BRUSSELS: NATO, the European Union and the US on Saturday hailed a Macedonian parliament vote as another step toward ending a decades-long name row with Greece that takes the small country closer to joining their Western clubs.
NATO chief Jens Stoltenberg and EU diplomatic chief Federica Mogherini welcomed the close vote late Friday to start the process of renaming the country North Macedonia — a move that EU and NATO member Greece also hailed.
“It’s up to the government & political leaders to complete national procedures on the name agreement & seize this historic opportunity to bring the country into #NATO,” Stoltenberg tweeted after the vote.
“We now expect the national procedures for the implementation of the agreement to continue without any delays, toward the adoption of the constitutional changes,” Mogherini and fellow EU official Johannes Hahn said in a statement.
In Washington, State Department spokeswoman Heather Nauert welcomed the decision by Macedonia’s parliament “to initiate the constitutional changes needed to implement” the agreement with Greece.
She called it an “historic opportunity to advance stability, security and prosperity throughout the region.”
Amendments will now be drafted in the capital Skopje to incorporate the new name into the constitution, after which another parliamentary vote will be required to enshrine the changes.

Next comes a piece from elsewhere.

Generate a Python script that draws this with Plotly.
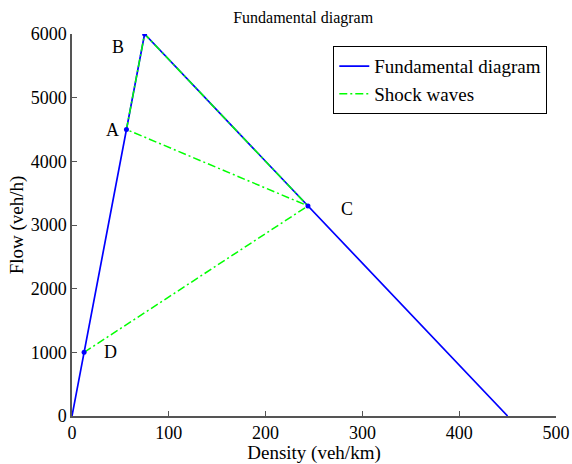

Under the accord, which Prime Minister Zoran Zaev struck with his Greek counterpart Alexis Tsipras in June, the Balkan state would rename itself North Macedonia. In exchange, Athens has promised to stop blocking its entry into NATO and the EU.
Greece has stood in Macedonia’s way for 27 years in protest at the country’s name, which it argues is an encroachment on its own province called Macedonia.
Mogherini and Hahn, the European commissioner who oversees talks to bring new members into the 28-nation bloc, said the vote underscored the determination and courage of both sides to resolve their long dispute.
“This is a truly unique opportunity for decisively moving the country forward on its European Union path as well as for reconciliation in the region,” Mogherini and Hahn said.
“The European Union will continue to fully support and accompany the country, all its citizens and its institutions.”